The first step is to register with the U.S. Postal Service as a commercial mail receiving agency (CMRA). Then, in the U.S., coworking space members have to sign a form and show two forms of identification to authorize the space to receive their mail. Mail receiving requirements in other countries vary.
Becoming a CMRA is essential for shared workspace operators. Receiving mail without CMRA status violates federal laws and puts the space (and members) at risk of not being able to receive any mail at that address if their space is found to be in violation of USPS rules.
“People haven’t been caught yet, so they don’t think it’s a problem,” says Cottle. “But it’s a gross irresponsibility on behalf of the community operators serve. If you’re going to receive mail, you have to do it right.”
“If you’re going to receive mail, you have to do it right.”
Cottle also cautions that coworking space operators need to have a safe place to store mail. “You can’t just throw it in a cubby,” he says, “it has to be secure.”
Digital Mail Offerings
Many coworking spaces offer members a mailing address and they hold mail until the member comes to pick it up. Some will forward the mail to members out of the area.
Digital mail, however, takes snail mail out of the equation, with options to open, scan and send the mail electronically to members. As the number of location-independent professionals grows, this becomes an increasingly-important offering.

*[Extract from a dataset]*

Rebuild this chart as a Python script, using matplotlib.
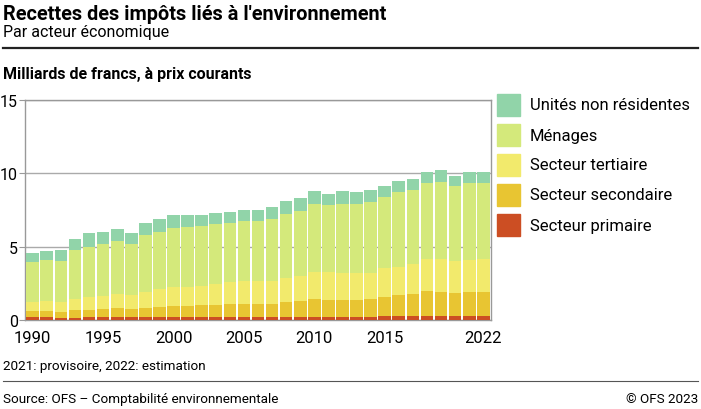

As Nathan Jansch, from Boardroom Executive Suites in Denver, Colorado, told Allwork.space, “[A] digital mailbox helps us to stay relevant and provide a more efficient service to our clients…We do everything on our mobile devices, so why not manage mail too?”
Shifting Membership Base
As the coworking industry continues to grow and evolve, the member bases in shared workspaces have also grown and shifted. Spaces are now home to more small and medium-size businesses, as well as corporate clients and the freelancers and independent professionals that have been part of the coworking movement from the start.
For coworking space operators looking to serve the needs of this expanding coworking member base, as well as create an additional revenue stream, digital mail is well worth taking a serious look at.